The Strata Titles Amendment Act 2018 (WA) introduced a wide range of changes to the STA aimed at modernising scheme management in Western Australia. One such change is the introduction of statutory minimum requirements for management contracts.

Grace period

The transitional provisions of the Strata Titles Amendment Act 2018 (WA) include a grace period from 1 May 2020 to 31 October 2020 delaying the effect of these changes. To date, a grace period has applied which preserves the effectiveness of strata management contracts entered into prior to 1 May 2020 which are non-compliant with the new statutory requirements.

Minimum requirements

Section 145 of the amended STA sets out new minimum requirements for disclosure in a strata management contract. Some of the new requirements are unsurprising and relate to the "usual" commercial terms that, in our view, a strata company would expect to be disclosed in a strata management contract such as the term, manager's functions and remuneration.

Other new requirements are aimed at improving scheme management by ensuring greater certainty and transparency in relation to the strata company's rights and the manager's qualifications and functions.

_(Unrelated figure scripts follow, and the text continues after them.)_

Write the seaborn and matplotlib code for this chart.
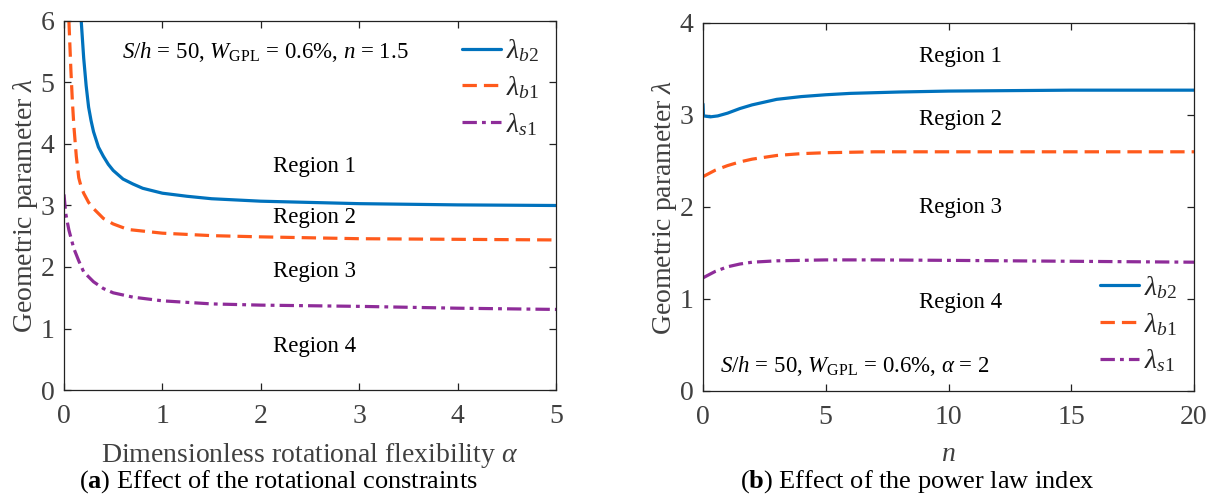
import numpy as np
import pandas as pd
import seaborn as sns
import matplotlib
matplotlib.use("Agg")
import matplotlib.pyplot as plt

# ---------------- data ----------------
alpha_b2 = [0.175, 0.2, 0.225, 0.25, 0.275, 0.3, 0.35, 0.4, 0.45, 0.5, 0.6, 0.7, 0.8, 1.0, 1.25, 1.5, 2.0, 2.5, 3.0, 4.0, 5.0]
lam_b2_a = [6.0, 5.4, 4.95, 4.6, 4.38, 4.2, 3.95, 3.8, 3.67, 3.57, 3.43, 3.35, 3.28, 3.2, 3.15, 3.11, 3.07, 3.05, 3.03, 3.01, 3.0]

alpha_b1 = [0.05, 0.06, 0.07, 0.085, 0.1, 0.125, 0.15, 0.175, 0.2, 0.25, 0.3, 0.4, 0.5, 0.65, 1.0, 1.5, 2.0, 3.0, 4.0, 5.0]
lam_b1_a = [6.0, 5.6, 5.2, 4.7, 4.3, 3.8, 3.45, 3.3, 3.2, 3.05, 2.95, 2.79, 2.7, 2.61, 2.55, 2.51, 2.49, 2.46, 2.45, 2.44]

alpha_s1 = [0.0, 0.01, 0.02, 0.035, 0.05, 0.075, 0.1, 0.15, 0.2, 0.3, 0.4, 0.5, 0.7, 1.0, 1.5, 2.0, 3.0, 4.0, 5.0]
lam_s1_a = [3.18, 3.0, 2.85, 2.72, 2.6, 2.45, 2.3, 2.1, 1.92, 1.76, 1.65, 1.58, 1.51, 1.45, 1.4, 1.38, 1.36, 1.33, 1.31]

n_b2 = [0.0, 0.02, 0.3, 0.6, 1.0, 1.5, 2.0, 2.5, 3.0, 4.0, 5.0, 6.0, 8.0, 10.0, 15.0, 20.0]
lam_b2_n = [3.12, 2.99, 2.98, 2.99, 3.02, 3.07, 3.11, 3.14, 3.17, 3.2, 3.22, 3.235, 3.25, 3.26, 3.27, 3.27]

n_b1 = [0.0, 0.5, 1.0, 1.5, 2.0, 3.0, 4.0, 5.0, 7.0, 10.0, 20.0]
lam_b1_n = [2.33, 2.4, 2.45, 2.49, 2.52, 2.56, 2.58, 2.59, 2.6, 2.6, 2.6]

n_s1 = [0.0, 0.5, 1.0, 1.5, 2.0, 3.0, 5.0, 7.0, 10.0, 15.0, 20.0]
lam_s1_n = [1.23, 1.3, 1.35, 1.38, 1.4, 1.415, 1.425, 1.425, 1.42, 1.41, 1.40]

series_labels = [r"$\lambda_{b2}$", r"$\lambda_{b1}$", r"$\lambda_{s1}$"]
region_labels = ["Region 1", "Region 2", "Region 3", "Region 4"]
left_xticks = [0, 1, 2, 3, 4, 5]
left_yticks = [0, 1, 2, 3, 4, 5, 6]
right_xticks = [0, 5, 10, 15, 20]
right_yticks = [0, 1, 2, 3, 4]

# ---------------- style ----------------
sns.set_theme(style="ticks")
plt.rcParams["font.family"] = ["Liberation Serif", "DejaVu Serif"]
plt.rcParams["mathtext.fontset"] = "custom"
plt.rcParams["mathtext.rm"] = "Liberation Serif"
plt.rcParams["mathtext.it"] = "Liberation Serif:italic"
plt.rcParams["mathtext.bf"] = "Liberation Serif:bold"

BLUE = "#0072BD"
ORANGE = "#FF5A1C"
PURPLE = "#8E2C99"
GRAY = "#404040"
colors = [BLUE, ORANGE, PURPLE]
styles = ["-", (0, (4.5, 2.2)), (0, (4.5, 1.6, 1.2, 1.6))]
LW = 2.3

fig = plt.figure(figsize=(12.07, 4.95), dpi=100)
axL = fig.add_axes([64 / 1207, 1 - 390 / 495, 492 / 1207, 369 / 495])
axR = fig.add_axes([703 / 1207, 1 - 391 / 495, 491 / 1207, 368 / 495])


def draw(ax, xs, ys):
    for x, y, c, ls, lab in zip(xs, ys, colors, styles, series_labels):
        df = pd.DataFrame({"x": x, "y": y})
        sns.lineplot(data=df, x="x", y="y", ax=ax, color=c, lw=LW,
                     linestyle=ls, label=lab, sort=False, estimator=None)


draw(axL, [alpha_b2, alpha_b1, alpha_s1], [lam_b2_a, lam_b1_a, lam_s1_a])
draw(axR, [n_b2, n_b1, n_s1], [lam_b2_n, lam_b1_n, lam_s1_n])

for ax, xt, yt in [(axL, left_xticks, left_yticks), (axR, right_xticks, right_yticks)]:
    ax.set_xlim(xt[0], xt[-1])
    ax.set_ylim(yt[0], yt[-1])
    ax.set_xticks(xt)
    ax.set_yticks(yt)
    ax.tick_params(axis="both", direction="in", top=True, right=True, length=5, width=0.9,
                   labelsize=20, labelcolor=GRAY, color="#222222")
    ax.tick_params(axis="x", pad=10)
    ax.tick_params(axis="y", pad=7)
    for s in ax.spines.values():
        s.set_linewidth(0.9)
        s.set_color("#222222")
        s.set_visible(True)
    ax.set_ylabel(r"Geometric parameter $\lambda$", fontsize=20, color=GRAY, labelpad=0)

axL.set_xlabel(r"Dimensionless rotational flexibility $\alpha$", fontsize=20, color=GRAY, labelpad=9)
axR.set_xlabel(r"$n$", fontsize=20, color=GRAY, labelpad=9)

# region labels
for ax, xc, ys in [(axL, 2.55, [3.64, 2.80, 1.93, 0.71]), (axR, 10.5, [3.64, 2.95, 2.0, 0.96])]:
    for lab, y in zip(region_labels, ys):
        ax.text(xc, y, lab, ha="center", va="center", fontsize=16.5, color="black")

axL.text(0.59, 5.49, r"$S/h$ = 50, $W_{\rm GPL}$ = 0.6%, $n$ = 1.5",
         ha="left", va="center", fontsize=16.5, color="black")
axR.text(0.68, 0.27, r"$S/h$ = 50, $W_{\rm GPL}$ = 0.6%, $\alpha$ = 2",
         ha="left", va="center", fontsize=16.5, color="black")

legL = axL.legend(loc="upper right", bbox_to_anchor=(1.0, 1.0), frameon=False,
                  fontsize=20, handlelength=1.4, handletextpad=0.2, labelspacing=0.35,
                  borderaxespad=0.2)
legR = axR.legend(loc="lower right", bbox_to_anchor=(1.0, 0.0), frameon=False,
                  fontsize=20, handlelength=1.4, handletextpad=0.2, labelspacing=0.35,
                  borderaxespad=0.2)

fig.text(278 / 1207, 1 - 482 / 495, r"($\mathbf{a}$) Effect of the rotational constraints",
         ha="center", va="center", fontsize=19, color="black")
fig.text(917 / 1207, 1 - 482 / 495, r"($\mathbf{b}$) Effect of the power law index",
         ha="center", va="center", fontsize=19, color="black")

fig.savefig("out.png", dpi=100)
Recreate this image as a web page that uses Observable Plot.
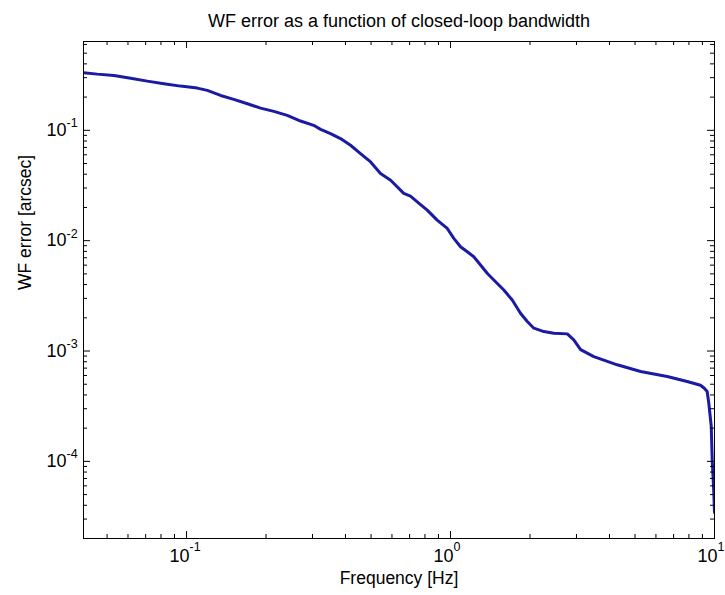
<!DOCTYPE html>
<html>
<head>
<meta charset="utf-8">
<script src="https://cdn.jsdelivr.net/npm/d3@7"></script>
<script src="https://cdn.jsdelivr.net/npm/@observablehq/plot@0.6"></script>
<style>
  html, body { margin: 0; padding: 0; background: #fff; }
</style>
</head>
<body>
<div id="chart"></div>
<script>
// ---- data ----
const freq = [0.0407, 0.0459, 0.0531, 0.0614, 0.0710, 0.0820, 0.0949, 0.1098, 0.1198, 0.1346,
  0.151, 0.170, 0.1907, 0.2142, 0.2406, 0.2703, 0.303, 0.322, 0.351, 0.383,
  0.418, 0.456, 0.498, 0.543, 0.593, 0.665, 0.705, 0.748, 0.816, 0.890,
  0.972, 1.029, 1.091, 1.157, 1.225, 1.299, 1.377, 1.459, 1.592, 1.713,
  1.841, 1.953, 2.069, 2.257, 2.462, 2.77, 2.93, 3.11, 3.49, 4.28,
  5.25, 6.62, 7.88, 8.85, 9.15, 9.38, 9.51, 9.72, 9.80, 9.94, 10.0];
const wfError = [0.333, 0.323, 0.314, 0.297, 0.279, 0.2644, 0.2515, 0.2413, 0.230, 0.207,
  0.1907, 0.174, 0.159, 0.1485, 0.1366, 0.1214, 0.111, 0.102, 0.0934, 0.0841,
  0.0732, 0.0616, 0.0517, 0.0406, 0.0353, 0.0268, 0.0253, 0.0225, 0.0189, 0.01536,
  0.0129, 0.0105, 0.00881, 0.00794, 0.00715, 0.00602, 0.00506, 0.0044, 0.00357, 0.0029,
  0.0022, 0.00185, 0.00161, 0.0015, 0.00145, 0.00143, 0.00126, 0.00103, 0.00089, 0.00075,
  0.000653, 0.000588, 0.00053, 0.00049, 0.00046, 0.00043, 0.00034, 0.000208, 0.000104, 0.0000522, 0.0000344];

const xMajor = [0.1, 1, 10];
const xExponents = ["-1", "0", "1"];
const yMajor = [1e-4, 1e-3, 1e-2, 1e-1];
const yExponents = ["-4", "-3", "-2", "-1"];
const xDomain = [0.0407, 10];
const yDomain = [2e-5, 0.638];

const title = "WF error as a function of closed-loop bandwidth";
const xLabel = "Frequency [Hz]";
const yLabel = "WF error [arcsec]";

// minor ticks (2..9 × each decade) inside the domain
function minorTicks(domain) {
  const out = [];
  for (let e = -6; e <= 2; e++) {
    for (let m = 2; m <= 9; m++) {
      const v = m * Math.pow(10, e);
      if (v > domain[0] * 1.001 && v < domain[1] * 0.999) out.push(v);
    }
  }
  return out;
}
const xMinor = minorTicks(xDomain);
const yMinor = minorTicks(yDomain);

const data = freq.map((f, i) => ({f, v: wfError[i]}));

// ---- layout ----
const W = 725, H = 595;
const mL = 83, mR = 11, mT = 41, mB = 57;
const fw = W - mL - mR, fh = H - mT - mB;
const major = 7, minor = 4;

const chart = Plot.plot({
  width: W,
  height: H,
  marginLeft: mL,
  marginRight: mR,
  marginTop: mT,
  marginBottom: mB,
  style: {fontFamily: "'Liberation Sans', Arial, Helvetica, sans-serif", background: "#fff", color: "#000"},
  x: {type: "log", domain: xDomain, axis: null},
  y: {type: "log", domain: yDomain, axis: null},
  marks: [
    // curve
    Plot.line(data, {x: "f", y: "v", stroke: "#1a1aa2", strokeWidth: 3, clip: true}),
    // frame
    Plot.frame({stroke: "#000", strokeWidth: 1}),
    // inward ticks: bottom & top
    Plot.tickX(xMajor, {x: d => d, insetTop: fh - major, stroke: "#000"}),
    Plot.tickX(xMajor, {x: d => d, insetBottom: fh - major, stroke: "#000"}),
    Plot.tickX(xMinor, {x: d => d, insetTop: fh - minor, stroke: "#000"}),
    Plot.tickX(xMinor, {x: d => d, insetBottom: fh - minor, stroke: "#000"}),
    // inward ticks: left & right
    Plot.tickY(yMajor, {y: d => d, insetRight: fw - major, stroke: "#000"}),
    Plot.tickY(yMajor, {y: d => d, insetLeft: fw - major, stroke: "#000"}),
    Plot.tickY(yMinor, {y: d => d, insetRight: fw - minor, stroke: "#000"}),
    Plot.tickY(yMinor, {y: d => d, insetLeft: fw - minor, stroke: "#000"}),
    // x tick labels 10^n
    Plot.text(xMajor, {x: d => d, frameAnchor: "bottom", text: () => "10", textAnchor: "end",
      dx: 3, dy: 23, fontSize: 18, fill: "#000"}),
    Plot.text(xMajor, {x: d => d, frameAnchor: "bottom", text: (d, i) => xExponents[i], textAnchor: "start",
      dx: 3, dy: 12, fontSize: 12.5, fill: "#000"}),
    // y tick labels 10^n
    Plot.text(yMajor, {y: d => d, frameAnchor: "left", text: () => "10", textAnchor: "end",
      dx: -17, dy: 0, fontSize: 18, fill: "#000"}),
    Plot.text(yMajor, {y: d => d, frameAnchor: "left", text: (d, i) => yExponents[i], textAnchor: "start",
      dx: -17, dy: -7, fontSize: 12.5, fill: "#000"}),
    // title & axis labels
    Plot.text([title], {frameAnchor: "top", text: d => d, lineAnchor: "bottom", dy: -15, fontSize: 18, fill: "#000"}),
    Plot.text([xLabel], {frameAnchor: "bottom", text: d => d, lineAnchor: "bottom", dy: 45, fontSize: 17.5, fill: "#000"}),
    Plot.text([yLabel], {frameAnchor: "left", text: d => d, lineAnchor: "bottom", rotate: -90, dx: -53, fontSize: 17.5, fill: "#000"})
  ]
});
document.getElementById("chart").appendChild(chart);
</script>
</body>
</html>
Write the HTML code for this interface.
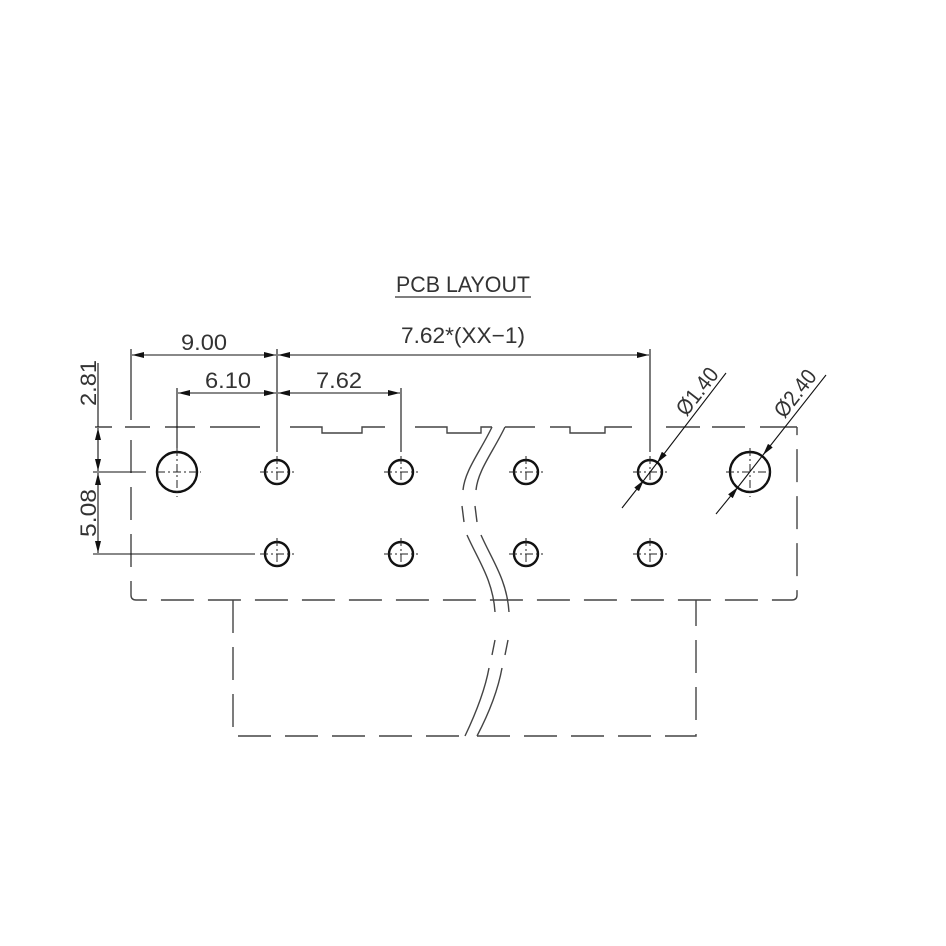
<!DOCTYPE html>
<html><head><style>html,body{margin:0;padding:0;background:#fff}svg{display:block}</style></head>
<body>
<svg width="946" height="946" viewBox="0 0 946 946" xmlns="http://www.w3.org/2000/svg" font-family="'Liberation Sans',sans-serif">
<defs>
<marker id="a" viewBox="0 0 12 6" refX="12" refY="3" markerWidth="12" markerHeight="6" orient="auto-start-reverse" markerUnits="userSpaceOnUse"><path d="M0,0 L12,3 L0,6z" fill="#111"/></marker>
</defs>
<rect width="946" height="946" fill="#fff"/>
<text x="463" y="292" font-size="22" text-anchor="middle" fill="#333" textLength="134" lengthAdjust="spacingAndGlyphs">PCB LAYOUT</text>
<line x1="395" y1="297" x2="531" y2="297" stroke="#333" stroke-width="1.3"/>

<g stroke="#444" stroke-width="1.4" fill="none" stroke-dasharray="33 14">
<path d="M131,440 V595 Q131,600 136,600 H792 Q797,600 797,595 V427" />
<path d="M233,600 V736 H465"/>
<path d="M477,736 H696 V600"/>
</g>
<g stroke="#444" stroke-width="1.4" fill="none">
<path d="M95,427 H112 M125,427 H150 M165,427 H195 M210,427 H260 M290,427 H322 V433 H362 V427 H385 M415,427 H447 V433 H481 V427 H492"/>
<path d="M505,427 H535 M550,427 H570 V433 H605 V427 H632 M666,427 H700 M712,427 H745 M760,427 H797"/>
<path d="M492,427 C480,452 465,470 463,490 M462,506 L464,522 M467,535 C478,560 493,580 495,612 M495,640 L492,655 M489,668 C485,690 475,715 465,736"/>
<path d="M505,427 C493,452 478,470 476,490 M475,506 L477,522 M481,535 C492,560 507,580 509,612 M508,640 L505,655 M502,668 C498,690 488,715 477,736"/>
</g>

<g stroke="#111" stroke-width="2.4" fill="none">
<circle cx="177" cy="472" r="20"/>
<circle cx="750" cy="472" r="20"/>
<circle cx="277" cy="472" r="12"/><circle cx="401" cy="472" r="12"/><circle cx="526" cy="472" r="12"/><circle cx="650" cy="472" r="12"/>
<circle cx="277" cy="554" r="12"/><circle cx="401" cy="554" r="12"/><circle cx="526" cy="554" r="12"/><circle cx="650" cy="554" r="12"/>
</g>
<g stroke="#222" stroke-width="1" stroke-dasharray="8 3 2 3" fill="none">
<path d="M157,472 H201 M177,448 V497 M726,472 H773 M750,448 V497"/>
<path d="M260,472 H294 M277,456 V488 M384,472 H418 M401,456 V488 M509,472 H543 M526,456 V488 M633,472 H667 M650,456 V488"/>
<path d="M260,554 H294 M277,538 V570 M384,554 H418 M401,538 V570 M509,554 H543 M526,538 V570 M633,554 H667 M650,538 V570"/>
</g>

<g stroke="#111" stroke-width="1.1" fill="none">
<line x1="131" y1="349" x2="131" y2="420"/>
<line x1="277" y1="349" x2="277" y2="452"/>
<line x1="650" y1="349" x2="650" y2="452"/>
<line x1="177" y1="388" x2="177" y2="448"/>
<line x1="401" y1="388" x2="401" y2="452"/>
<line x1="132" y1="355" x2="276" y2="355" marker-start="url(#a)" marker-end="url(#a)"/>
<line x1="278" y1="355" x2="649" y2="355" marker-start="url(#a)" marker-end="url(#a)"/>
<line x1="178" y1="393" x2="276" y2="393" marker-start="url(#a)" marker-end="url(#a)"/>
<line x1="278" y1="393" x2="400" y2="393" marker-start="url(#a)" marker-end="url(#a)"/>
<line x1="98" y1="363" x2="98" y2="427"/>
<line x1="98" y1="428" x2="98" y2="471" marker-start="url(#a)" marker-end="url(#a)"/>
<line x1="98" y1="473" x2="98" y2="553" marker-start="url(#a)" marker-end="url(#a)"/>
<line x1="93" y1="472" x2="146" y2="472"/>
<line x1="93" y1="554" x2="255" y2="554"/>
<line x1="622" y1="508" x2="644" y2="480" marker-end="url(#a)"/>
<line x1="726" y1="373" x2="657" y2="463" marker-end="url(#a)"/>
<line x1="644" y1="480" x2="657" y2="463"/>
<line x1="716" y1="514" x2="738" y2="487" marker-end="url(#a)"/>
<line x1="826" y1="375" x2="763" y2="455" marker-end="url(#a)"/>
<line x1="738" y1="487" x2="763" y2="455"/>
</g>

<g fill="#333" font-size="22">
<text x="204" y="350" text-anchor="middle" textLength="46" lengthAdjust="spacingAndGlyphs">9.00</text>
<text x="463" y="343" text-anchor="middle" textLength="124" lengthAdjust="spacingAndGlyphs">7.62*(XX−1)</text>
<text x="228" y="388" text-anchor="middle" textLength="46" lengthAdjust="spacingAndGlyphs">6.10</text>
<text x="339" y="388" text-anchor="middle" textLength="46" lengthAdjust="spacingAndGlyphs">7.62</text>
<text transform="translate(96,383) rotate(-90)" text-anchor="middle" textLength="46" lengthAdjust="spacingAndGlyphs">2.81</text>
<text transform="translate(96,513) rotate(-90)" text-anchor="middle" textLength="48" lengthAdjust="spacingAndGlyphs">5.08</text>
<text transform="translate(703,396) rotate(-52)" text-anchor="middle" textLength="54" lengthAdjust="spacingAndGlyphs">Ø1.40</text>
<text transform="translate(801,398) rotate(-52)" text-anchor="middle" textLength="54" lengthAdjust="spacingAndGlyphs">Ø2.40</text>
</g>
</svg>
</body></html>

As and from 1 November 2020, management contracts must:

  • include a provision requiring the manager to give the strata company written reports about the manager's performance of functions under the contract (the content and timing of such reports to be agreed by the parties);
  • set out the circumstances where a strata company has "proper grounds" to terminate a management contract (including, for example, where the manager has contravened its duties to the strata company under the STA) and the process by which a strata company may terminate by written notice where there are 'proper grounds' for termination;
  • include a statement that the manager will pay all money received on the strata company's behalf into either a separate ADI trust account, a pooled ADI trust account or the strata company's own ADI account;
  • annex a "criminal record statement" in which the manager declares that it has obtained national criminal record checks as required by the Strata Titles (General) Regulations 2019 (WA) (STGR), such statement being in the form of a statutory declaration and, if the manager is a body corporate, made by a director of the manager;
  • include a warranty that the manager will obtain national criminal record checks when required under the STGR and an obligation for the manager to notify the strata company if the manager is convicted of a property or dishonesty offence; and
  • include a warranty that the manager holds professional indemnity insurance in relation to the performance of their functions under the contract of not less than $1,000,000 for any one claim.

Effect of non-compliance

A strata management contract that does not meet the requirements of section 145 of the amended STA will "cease to have effect" from 1 November 2020. Practically, this means the non-compliant management contract may be unenforceable as between the manager and strata company.

With the end of the grace period being imminent, developers who are yet to register a scheme, hold a position on the strata council, or wish to control majority voting in regard to a strata scheme, should engage with the manager and, if necessary, re-negotiate the terms of the management contract to ensure its continued efficacy post-1 November 2020.

Developers who will hold a position on the council, or majority votes on the strata company, for a significant period post-registration of the scheme (ie. developers in a staged re-subdivision development) should be particularly wary of these changes given they will have the direct benefit of the added transparency and certainty afforded by the minimum requirements until the development is completed and all lots sold.